Brian Kobilka is Hélène Irwin Fagain Chair of Cardiology and Professor of Molecular and Cellular Physiology at Stanford University. He received Bachelor of Science Degrees in Biology and Chemistry from the University of Minnesota, Duluth in 1977. He graduated from Yale University School of Medicine in 1981, and completed residency training in Internal Medicine at the Barnes Hospital, Washington University School of Medicine, St. Louis, Missouri in 1984. From 1984-1989 he was a postdoctoral fellow in the laboratory of Robert Lefkowitz at Duke University. In 1990 he joined the faculty of Medicine and Department of Molecular and Cellular Physiology at Stanford University. Research in the Kobilka lab focuses on the structure and mechanism of action of G protein coupled receptors.  He is a member of the National Academy of Sciences, the National Academy of Medicine, and the American Academy of Arts and Sciences.

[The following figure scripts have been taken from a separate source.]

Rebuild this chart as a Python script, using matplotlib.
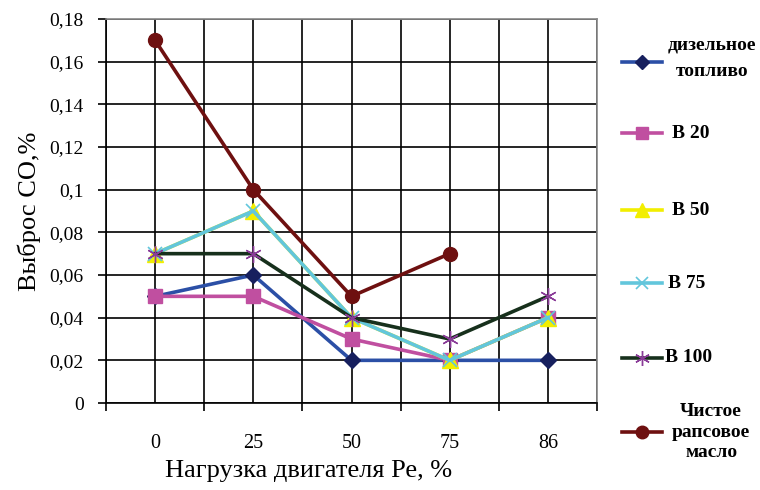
import numpy as np
import matplotlib
matplotlib.use("Agg")
import matplotlib.pyplot as plt
from matplotlib.lines import Line2D

plt.rcParams['font.family'] = ['Liberation Serif', 'DejaVu Serif']

# data
loads = ['0', '25', '50', '75', '86']
diesel = [0.05, 0.06, 0.02, 0.02, 0.02]
b20 = [0.05, 0.05, 0.03, 0.02, 0.04]
b50 = [0.07, 0.09, 0.04, 0.02, 0.04]
b75 = [0.07, 0.09, 0.04, 0.02, 0.04]
b100 = [0.07, 0.07, 0.04, 0.03, 0.05]
rapeseed = [0.17, 0.10, 0.05, 0.07, np.nan]

names = ['дизельное\nтопливо', 'В 20', 'В 50', 'В 75', 'В 100', 'Чистое\nрапсовое\nмасло']
series = [diesel, b20, b50, b75, b100, rapeseed]

# styles
styles = [
    dict(color='#2b4fa6', marker='D', ms=8, mfc='#17205e', mec='#17205e'),
    dict(color='#c04fa0', marker='s', ms=10, mfc='#c04fa0', mec='#c04fa0'),
    dict(color='#f2ee00', marker='^', ms=11, mfc='#f2ee00', mec='#f2ee00'),
    dict(color='#62c6dc', marker='x', ms=10, mfc='#62c6dc', mec='#62c6dc', mew=1.2),
    dict(color='#17301c', marker=(6, 2, 0), ms=12, mfc='#8a3c98', mec='#8a3c98', mew=1.0),
    dict(color='#6e1010', marker='o', ms=10, mfc='#6e1010', mec='#6e1010'),
]

fig = plt.figure(figsize=(7.6, 4.9), dpi=100)
ax = fig.add_axes([106 / 760, 1 - 403 / 490, (597 - 106) / 760, (403 - 19) / 490])

x = np.arange(len(loads))
for vals, st in zip(series, styles):
    ax.plot(x, vals, lw=2.6, zorder=3, **st)

# axes setup
ax.set_xlim(-0.5, len(loads) - 0.5)
ax.set_ylim(0, 0.18)
yt = np.arange(0, 0.181, 0.02)
ax.set_yticks(yt)
ax.set_yticklabels(['0' if v == 0 else ('%.2f' % v).rstrip('0').replace('.', ',') for v in yt])
ax.set_xticks(np.arange(-0.5, len(loads), 1.0))
ax.set_xticklabels([])
ax.set_xticks(x, minor=True)
ax.set_xticklabels(loads, minor=True)
ax.tick_params(axis='x', which='major', direction='out', length=6, width=1.2, color='black')
ax.tick_params(axis='x', which='minor', length=0, pad=22, labelsize=14.5)
ax.tick_params(axis='y', direction='out', length=6, width=1.2, pad=10, labelsize=14)

ax.grid(True, which='major', axis='y', color='black', lw=1.2)
for xv in np.arange(-0.5, len(loads), 0.5):
    ax.axvline(xv, color='black', lw=1.2, zorder=1)
for s in ax.spines.values():
    s.set_linewidth(1.2)
ax.spines['top'].set_color('#888888')
ax.spines['right'].set_color('#888888')

ax.set_ylabel('Выброс CO,%', fontsize=19, labelpad=6)
fig.text(309 / 760, 1 - 471 / 490, 'Нагрузка двигателя Ре, %', fontsize=19, ha='center', va='center')

# legend on the right
leg_y = [62, 133, 210, 283, 358, 432]
leg_text_y = [58, 133, 210, 283, 358, 432]
leg_tx = [668, 672, 672, 668, 665, 672]
leg_ls = [1.7, 1.2, 1.2, 1.2, 1.2, 1.3]
for name, st, ly, ty, tx, ls in zip(names, styles, leg_y, leg_text_y, leg_tx, leg_ls):
    yy = 1 - ly / 490
    fig.add_artist(Line2D([622 / 760, 662 / 760], [yy, yy], transform=fig.transFigure,
                          lw=2.6, color=st['color']))
    fig.add_artist(Line2D([642 / 760], [yy], transform=fig.transFigure, lw=0,
                          marker=st['marker'], ms=st['ms'] * 0.9, mfc=st['mfc'], mec=st['mec'],
                          mew=st.get('mew', 1.0)))
    fig.text(tx / 760, 1 - ty / 490, name, fontsize=14, fontweight='bold', ha='left', va='center',
             multialignment='center', linespacing=ls)

fig.savefig('out.png', dpi=100)
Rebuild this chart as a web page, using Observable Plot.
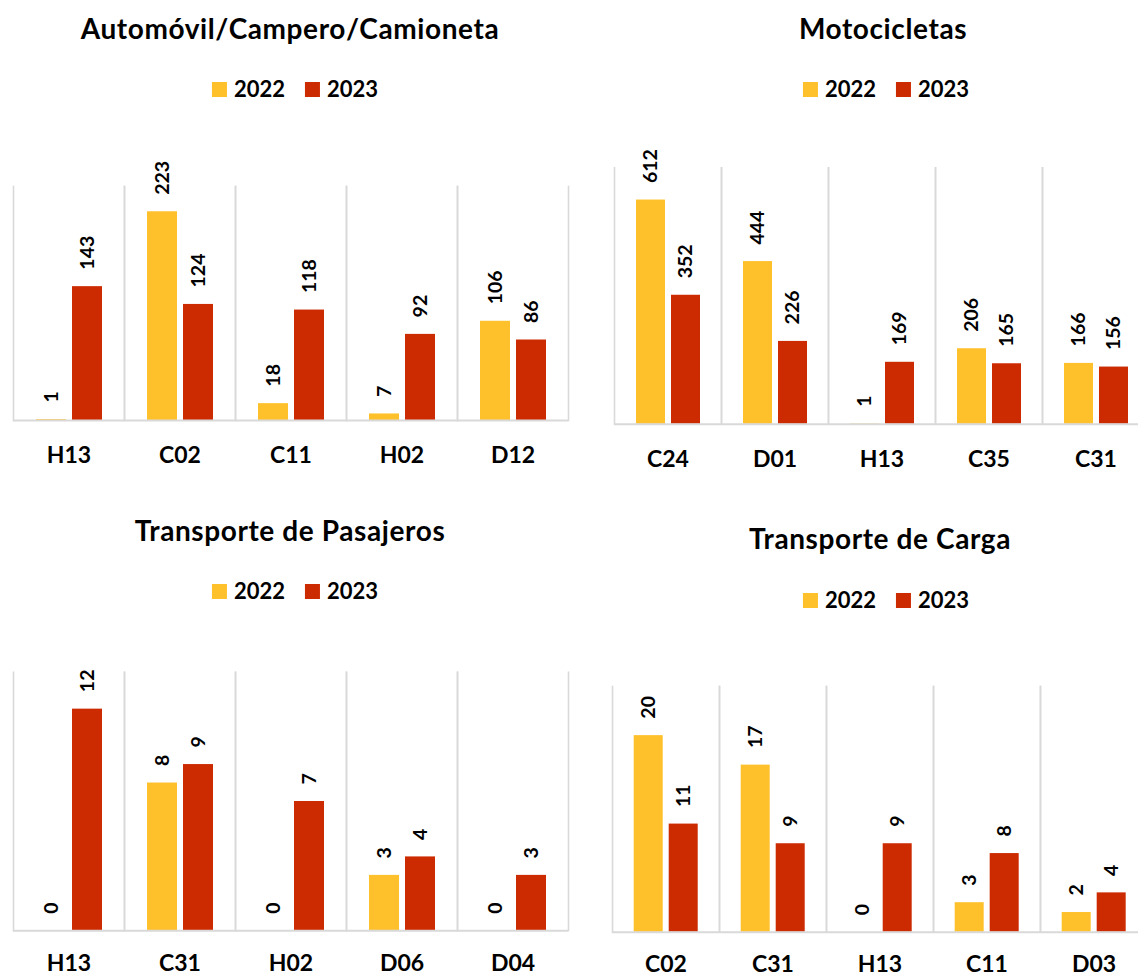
<!DOCTYPE html>
<html>
<head>
<meta charset="utf-8">
<script src="https://cdn.jsdelivr.net/npm/d3@7"></script>
<script src="https://cdn.jsdelivr.net/npm/@observablehq/plot@0.6"></script>
<style>
  html, body { margin: 0; padding: 0; background: #fff; overflow: hidden; }
  #root { position: relative; width: 1138px; height: 977px; overflow: hidden; font-family: Lato, "Open Sans", sans-serif; color: #000; }
  .title { position: absolute; transform: translate(-50%, -50%); white-space: nowrap; font-weight: 700; font-size: 28px; letter-spacing: 0.6px; line-height: 1; }
  .legend { position: absolute; transform: translate(-50%, -50%); display: flex; align-items: center; white-space: nowrap; font-weight: 700; font-size: 22px; line-height: 1; }
  .legend .sw { width: 15px; height: 15px; margin-right: 7px; }
  .legend .item { display: flex; align-items: center; margin-right: 20px; }
  .legend .item:last-child { margin-right: 0; }
  .chart { position: absolute; }
</style>
</head>
<body>
<div id="root"></div>
<script>
// ---- data ----
const years = ["2022", "2023"];
const yearColors = ["#FFC12B", "#CC2A00"];

const autoTitle = "Automóvil/Campero/Camioneta";
const autoCats = ["H13", "C02", "C11", "H02", "D12"];
const auto2022 = [1, 223, 18, 7, 106];
const auto2023 = [143, 124, 118, 92, 86];

const motoTitle = "Motocicletas";
const motoCats = ["C24", "D01", "H13", "C35", "C31"];
const moto2022 = [612, 444, 1, 206, 166];
const moto2023 = [352, 226, 169, 165, 156];

const pasTitle = "Transporte de Pasajeros";
const pasCats = ["H13", "C31", "H02", "D06", "D04"];
const pas2022 = [0, 8, 0, 3, 0];
const pas2023 = [12, 9, 7, 4, 3];

const cargaTitle = "Transporte de Carga";
const cargaCats = ["C02", "C31", "H13", "C11", "D03"];
const carga2022 = [20, 17, 0, 3, 2];
const carga2023 = [11, 9, 9, 8, 4];

const yMaxes = [250, 700, 14, 25];

// ---- layout ----
const root = document.getElementById("root");

function addTitle(text, cx, cy) {
  const d = document.createElement("div");
  d.className = "title";
  d.textContent = text;
  d.style.left = cx + "px";
  d.style.top = cy + "px";
  root.appendChild(d);
}

function addLegend(cx, cy) {
  const d = document.createElement("div");
  d.className = "legend";
  d.style.left = cx + "px";
  d.style.top = cy + "px";
  years.forEach((y, i) => {
    const it = document.createElement("div");
    it.className = "item";
    const sw = document.createElement("div");
    sw.className = "sw";
    sw.style.background = yearColors[i];
    const t = document.createElement("span");
    t.textContent = y;
    it.appendChild(sw);
    it.appendChild(t);
    d.appendChild(it);
  });
  root.appendChild(d);
}

function panel(cats, v22, v23, ymax, box) {
  const data = cats.flatMap((c, i) => [
    {cat: c, year: years[0], value: v22[i]},
    {cat: c, year: years[1], value: v23[i]}
  ]);
  const chart = Plot.plot({
    width: box.width,
    height: box.height,
    marginLeft: box.ml,
    marginRight: box.mr,
    marginTop: box.mt,
    marginBottom: box.mb,
    style: {fontFamily: "Lato, 'Open Sans', sans-serif", fontWeight: "700", fontSize: "23px", color: "#000", background: "transparent", overflow: "visible"},
    facet: {data, x: "cat"},
    fx: {domain: cats, padding: 0, axis: "bottom", tickSize: 0, tickPadding: box.tp, label: null},
    x: {domain: years, paddingInner: 0.18, paddingOuter: 0.6, axis: null},
    y: {domain: [0, ymax], axis: null},
    color: {domain: years, range: yearColors},
    marks: [
      Plot.frame({anchor: "left", stroke: "#d9d9d9", strokeWidth: 1.6}),
      Plot.frame({anchor: "right", stroke: "#d9d9d9", strokeWidth: 1.6}),
      Plot.barY(data, {x: "year", y: "value", fill: "year"}),
      Plot.text(data, {x: "year", y: "value", text: d => String(d.value), rotate: -90, textAnchor: "start", dy: -17, fontSize: 19.5, fontWeight: 700, fill: "#000"}),
      Plot.ruleY([0], {stroke: "#d9d9d9", strokeWidth: 2})
    ]
  });
  chart.classList.add("chart");
  chart.style.left = box.left + "px";
  chart.style.top = box.top + "px";
  root.appendChild(chart);
}

// Panel 1
addTitle(autoTitle, 290, 28);
addLegend(295, 89);
panel(autoCats, auto2022, auto2023, yMaxes[0], {left: 0, top: 150, width: 580, height: 330, ml: 12, mr: 10.5, mt: 36, mb: 60, tp: 26});

// Panel 2
addTitle(motoTitle, 883, 28);
addLegend(886, 89);
panel(motoCats, moto2022, moto2023, yMaxes[1], {left: 580, top: 130, width: 579, height: 354, ml: 34, mr: 10, mt: 37.3, mb: 60.3, tp: 26});

// Panel 3
addTitle(pasTitle, 290, 530);
addLegend(295, 591);
panel(pasCats, pas2022, pas2023, yMaxes[2], {left: 0, top: 640, width: 580, height: 340, ml: 11, mr: 11, mt: 31.7, mb: 49.7, tp: 24});

// Panel 4
addTitle(cargaTitle, 880, 538);
addLegend(886, 600);
panel(cargaCats, carga2022, carga2023, yMaxes[3], {left: 580, top: 650, width: 577.3, height: 330, ml: 32.3, mr: 10, mt: 36, mb: 48.3, tp: 23});
</script>
</body>
</html>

In 2012, Kobilka was awarded the Nobel Prize in Chemistry with Robert Lefkowitz for their work on GPCRs.

Session Overview

Structural insights into the complex biology of mu-opioid receptor agonists

The management of acute and chronic pain is one of the greatest challenges in modern medicine. While effective, many of the currently used opioid analgesics are highly addictive and their increased clinical use over the past 20 years is partially responsible for the opioid epidemic. The properties of more recently discovered µ-opioid receptor (µOR) agonists suggest that it may be possible to separate analgesia from liabilities including addiction, tolerance and respiratory suppression. The µOR can signal through six G protein isoforms (Gi1,2,3, GoA,B, Gz), and though arrestin 2 and 3. We have observed that different µOR agonist differentially activate these signaling pathways. I will discuss what we have learned about the structural basis for G protein isoform and arrestin biased signaling by the µOR.